# Requirements
Return each line of the records with nothing changed, pictures excepted.

# Input rows
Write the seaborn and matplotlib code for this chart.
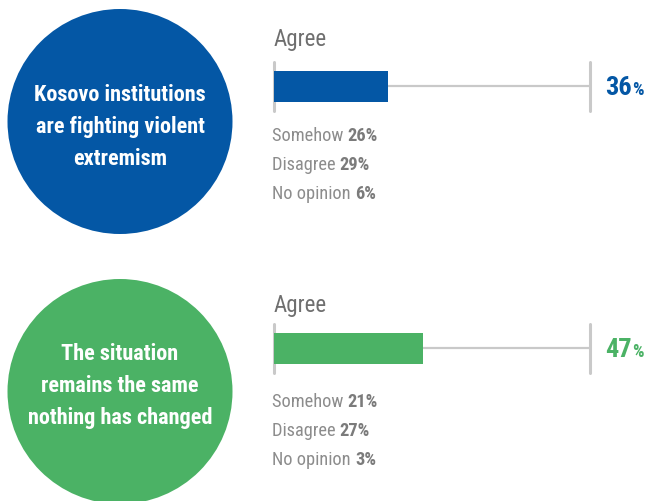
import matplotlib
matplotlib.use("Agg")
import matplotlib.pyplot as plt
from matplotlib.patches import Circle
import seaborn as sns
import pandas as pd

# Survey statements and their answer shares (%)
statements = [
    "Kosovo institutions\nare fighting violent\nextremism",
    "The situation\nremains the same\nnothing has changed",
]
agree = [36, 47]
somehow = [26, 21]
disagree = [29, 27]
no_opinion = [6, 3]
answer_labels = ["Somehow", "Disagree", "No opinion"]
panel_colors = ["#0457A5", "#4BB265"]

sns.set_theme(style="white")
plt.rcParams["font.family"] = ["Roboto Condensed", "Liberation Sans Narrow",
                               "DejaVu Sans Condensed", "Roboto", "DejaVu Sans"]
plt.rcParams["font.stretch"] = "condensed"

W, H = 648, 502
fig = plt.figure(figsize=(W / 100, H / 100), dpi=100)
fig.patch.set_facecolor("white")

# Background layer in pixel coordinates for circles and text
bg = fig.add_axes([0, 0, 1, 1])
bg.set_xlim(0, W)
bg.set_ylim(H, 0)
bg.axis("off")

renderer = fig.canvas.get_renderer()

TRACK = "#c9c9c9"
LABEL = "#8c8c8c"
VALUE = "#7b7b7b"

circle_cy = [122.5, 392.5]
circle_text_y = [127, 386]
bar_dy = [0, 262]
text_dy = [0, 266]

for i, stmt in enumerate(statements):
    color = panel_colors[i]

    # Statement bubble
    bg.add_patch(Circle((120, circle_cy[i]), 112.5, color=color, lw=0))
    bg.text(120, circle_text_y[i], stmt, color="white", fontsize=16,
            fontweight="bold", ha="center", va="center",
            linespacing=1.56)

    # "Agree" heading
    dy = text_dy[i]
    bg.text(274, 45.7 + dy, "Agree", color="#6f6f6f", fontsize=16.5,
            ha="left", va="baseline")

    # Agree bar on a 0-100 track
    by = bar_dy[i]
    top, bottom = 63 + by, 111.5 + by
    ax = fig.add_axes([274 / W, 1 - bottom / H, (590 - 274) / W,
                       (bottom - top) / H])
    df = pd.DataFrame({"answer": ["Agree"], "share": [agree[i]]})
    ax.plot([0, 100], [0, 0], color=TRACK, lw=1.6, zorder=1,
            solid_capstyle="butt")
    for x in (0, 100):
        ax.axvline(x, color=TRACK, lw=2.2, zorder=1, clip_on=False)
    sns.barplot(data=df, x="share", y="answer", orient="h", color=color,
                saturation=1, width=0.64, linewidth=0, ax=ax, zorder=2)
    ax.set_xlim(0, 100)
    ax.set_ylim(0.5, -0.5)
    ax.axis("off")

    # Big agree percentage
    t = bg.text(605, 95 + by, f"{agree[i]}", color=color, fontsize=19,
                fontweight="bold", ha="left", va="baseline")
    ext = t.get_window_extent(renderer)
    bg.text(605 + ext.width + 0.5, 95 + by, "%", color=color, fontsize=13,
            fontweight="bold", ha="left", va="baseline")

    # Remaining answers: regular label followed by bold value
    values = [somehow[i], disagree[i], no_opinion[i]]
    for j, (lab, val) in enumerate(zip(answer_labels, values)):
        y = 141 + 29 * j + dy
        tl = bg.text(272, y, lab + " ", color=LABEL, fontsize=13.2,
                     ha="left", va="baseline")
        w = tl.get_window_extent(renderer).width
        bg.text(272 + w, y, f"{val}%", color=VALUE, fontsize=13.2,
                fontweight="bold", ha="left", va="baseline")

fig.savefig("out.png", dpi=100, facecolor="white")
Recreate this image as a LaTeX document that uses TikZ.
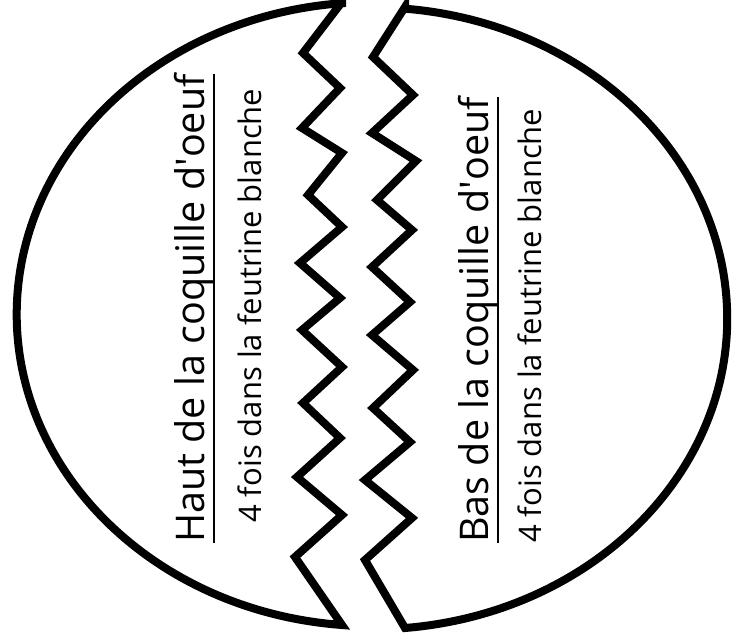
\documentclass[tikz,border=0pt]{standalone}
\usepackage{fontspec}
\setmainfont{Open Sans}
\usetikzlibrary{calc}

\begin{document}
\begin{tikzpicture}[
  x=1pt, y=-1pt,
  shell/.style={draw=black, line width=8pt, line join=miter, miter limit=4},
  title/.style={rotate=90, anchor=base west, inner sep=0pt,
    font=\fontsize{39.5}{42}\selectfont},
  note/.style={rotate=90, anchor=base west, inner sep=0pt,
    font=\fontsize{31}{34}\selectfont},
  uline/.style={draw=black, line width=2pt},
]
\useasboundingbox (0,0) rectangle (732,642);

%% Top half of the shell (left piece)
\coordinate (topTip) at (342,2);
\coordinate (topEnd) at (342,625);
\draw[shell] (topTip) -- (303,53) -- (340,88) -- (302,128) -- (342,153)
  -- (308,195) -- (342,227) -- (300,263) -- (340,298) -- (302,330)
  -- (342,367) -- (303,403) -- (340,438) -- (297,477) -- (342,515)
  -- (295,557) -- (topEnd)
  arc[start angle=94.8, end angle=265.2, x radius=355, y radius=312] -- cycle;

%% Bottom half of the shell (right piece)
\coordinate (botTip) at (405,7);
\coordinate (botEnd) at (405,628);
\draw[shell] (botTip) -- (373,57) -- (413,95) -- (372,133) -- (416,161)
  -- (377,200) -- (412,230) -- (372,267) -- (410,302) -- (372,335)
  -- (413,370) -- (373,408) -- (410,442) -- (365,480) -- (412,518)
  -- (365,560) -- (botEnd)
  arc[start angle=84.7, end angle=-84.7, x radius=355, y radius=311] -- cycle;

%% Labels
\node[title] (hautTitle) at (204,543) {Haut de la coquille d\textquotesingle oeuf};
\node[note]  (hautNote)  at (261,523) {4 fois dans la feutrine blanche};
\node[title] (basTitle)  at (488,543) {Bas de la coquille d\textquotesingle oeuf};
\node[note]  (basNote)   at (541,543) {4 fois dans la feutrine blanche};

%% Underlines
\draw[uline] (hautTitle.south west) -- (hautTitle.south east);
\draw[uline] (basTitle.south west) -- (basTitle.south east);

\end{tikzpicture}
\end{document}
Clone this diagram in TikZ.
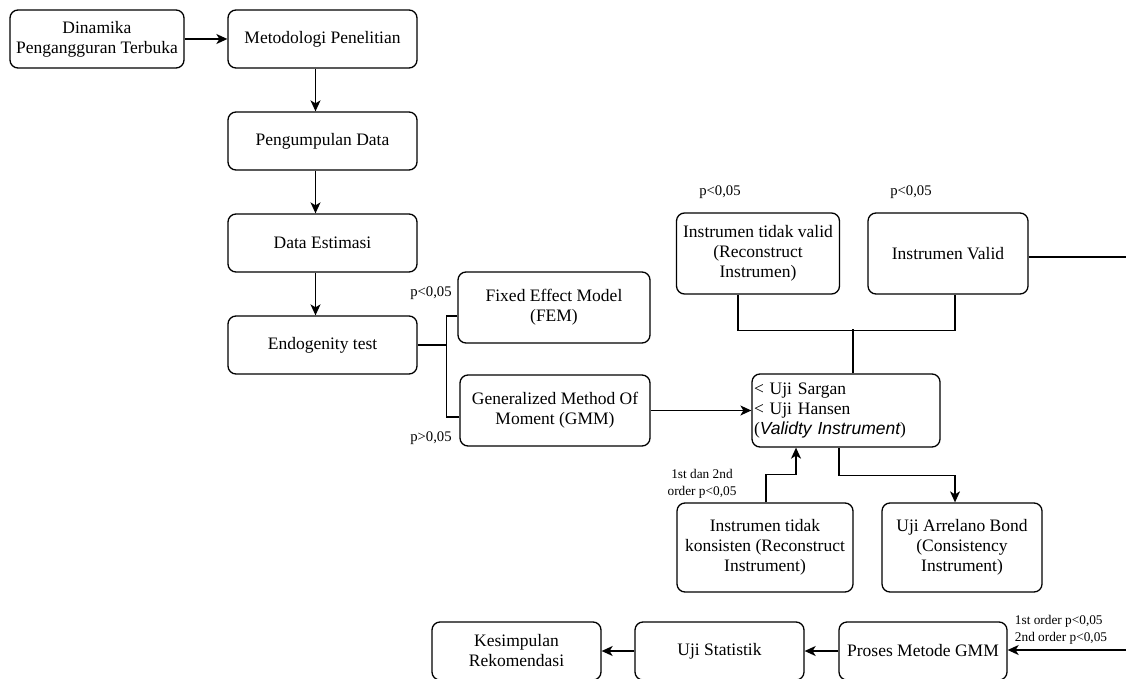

# Problem solution
Write the seaborn and matplotlib code for this chart.
import matplotlib
matplotlib.use("Agg")
import matplotlib.pyplot as plt
from matplotlib.patches import Circle
import seaborn as sns
import pandas as pd

# Survey statements and their answer shares (%)
statements = [
    "Kosovo institutions\nare fighting violent\nextremism",
    "The situation\nremains the same\nnothing has changed",
]
agree = [36, 47]
somehow = [26, 21]
disagree = [29, 27]
no_opinion = [6, 3]
answer_labels = ["Somehow", "Disagree", "No opinion"]
panel_colors = ["#0457A5", "#4BB265"]

sns.set_theme(style="white")
plt.rcParams["font.family"] = ["Roboto Condensed", "Liberation Sans Narrow",
                               "DejaVu Sans Condensed", "Roboto", "DejaVu Sans"]
plt.rcParams["font.stretch"] = "condensed"

W, H = 648, 502
fig = plt.figure(figsize=(W / 100, H / 100), dpi=100)
fig.patch.set_facecolor("white")

# Background layer in pixel coordinates for circles and text
bg = fig.add_axes([0, 0, 1, 1])
bg.set_xlim(0, W)
bg.set_ylim(H, 0)
bg.axis("off")

renderer = fig.canvas.get_renderer()

TRACK = "#c9c9c9"
LABEL = "#8c8c8c"
VALUE = "#7b7b7b"

circle_cy = [122.5, 392.5]
circle_text_y = [127, 386]
bar_dy = [0, 262]
text_dy = [0, 266]

for i, stmt in enumerate(statements):
    color = panel_colors[i]

    # Statement bubble
    bg.add_patch(Circle((120, circle_cy[i]), 112.5, color=color, lw=0))
    bg.text(120, circle_text_y[i], stmt, color="white", fontsize=16,
            fontweight="bold", ha="center", va="center",
            linespacing=1.56)

    # "Agree" heading
    dy = text_dy[i]
    bg.text(274, 45.7 + dy, "Agree", color="#6f6f6f", fontsize=16.5,
            ha="left", va="baseline")

    # Agree bar on a 0-100 track
    by = bar_dy[i]
    top, bottom = 63 + by, 111.5 + by
    ax = fig.add_axes([274 / W, 1 - bottom / H, (590 - 274) / W,
                       (bottom - top) / H])
    df = pd.DataFrame({"answer": ["Agree"], "share": [agree[i]]})
    ax.plot([0, 100], [0, 0], color=TRACK, lw=1.6, zorder=1,
            solid_capstyle="butt")
    for x in (0, 100):
        ax.axvline(x, color=TRACK, lw=2.2, zorder=1, clip_on=False)
    sns.barplot(data=df, x="share", y="answer", orient="h", color=color,
                saturation=1, width=0.64, linewidth=0, ax=ax, zorder=2)
    ax.set_xlim(0, 100)
    ax.set_ylim(0.5, -0.5)
    ax.axis("off")

    # Big agree percentage
    t = bg.text(605, 95 + by, f"{agree[i]}", color=color, fontsize=19,
                fontweight="bold", ha="left", va="baseline")
    ext = t.get_window_extent(renderer)
    bg.text(605 + ext.width + 0.5, 95 + by, "%", color=color, fontsize=13,
            fontweight="bold", ha="left", va="baseline")

    # Remaining answers: regular label followed by bold value
    values = [somehow[i], disagree[i], no_opinion[i]]
    for j, (lab, val) in enumerate(zip(answer_labels, values)):
        y = 141 + 29 * j + dy
        tl = bg.text(272, y, lab + " ", color=LABEL, fontsize=13.2,
                     ha="left", va="baseline")
        w = tl.get_window_extent(renderer).width
        bg.text(272 + w, y, f"{val}%", color=VALUE, fontsize=13.2,
                fontweight="bold", ha="left", va="baseline")

fig.savefig("out.png", dpi=100, facecolor="white")
Recreate this image as a LaTeX document that uses TikZ.
\documentclass[tikz,border=0pt]{standalone}
\usepackage{fontspec}
\setmainfont{Open Sans}
\usetikzlibrary{calc}

\begin{document}
\begin{tikzpicture}[
  x=1pt, y=-1pt,
  shell/.style={draw=black, line width=8pt, line join=miter, miter limit=4},
  title/.style={rotate=90, anchor=base west, inner sep=0pt,
    font=\fontsize{39.5}{42}\selectfont},
  note/.style={rotate=90, anchor=base west, inner sep=0pt,
    font=\fontsize{31}{34}\selectfont},
  uline/.style={draw=black, line width=2pt},
]
\useasboundingbox (0,0) rectangle (732,642);

%% Top half of the shell (left piece)
\coordinate (topTip) at (342,2);
\coordinate (topEnd) at (342,625);
\draw[shell] (topTip) -- (303,53) -- (340,88) -- (302,128) -- (342,153)
  -- (308,195) -- (342,227) -- (300,263) -- (340,298) -- (302,330)
  -- (342,367) -- (303,403) -- (340,438) -- (297,477) -- (342,515)
  -- (295,557) -- (topEnd)
  arc[start angle=94.8, end angle=265.2, x radius=355, y radius=312] -- cycle;

%% Bottom half of the shell (right piece)
\coordinate (botTip) at (405,7);
\coordinate (botEnd) at (405,628);
\draw[shell] (botTip) -- (373,57) -- (413,95) -- (372,133) -- (416,161)
  -- (377,200) -- (412,230) -- (372,267) -- (410,302) -- (372,335)
  -- (413,370) -- (373,408) -- (410,442) -- (365,480) -- (412,518)
  -- (365,560) -- (botEnd)
  arc[start angle=84.7, end angle=-84.7, x radius=355, y radius=311] -- cycle;

%% Labels
\node[title] (hautTitle) at (204,543) {Haut de la coquille d\textquotesingle oeuf};
\node[note]  (hautNote)  at (261,523) {4 fois dans la feutrine blanche};
\node[title] (basTitle)  at (488,543) {Bas de la coquille d\textquotesingle oeuf};
\node[note]  (basNote)   at (541,543) {4 fois dans la feutrine blanche};

%% Underlines
\draw[uline] (hautTitle.south west) -- (hautTitle.south east);
\draw[uline] (basTitle.south west) -- (basTitle.south east);

\end{tikzpicture}
\end{document}
Clone this diagram in TikZ.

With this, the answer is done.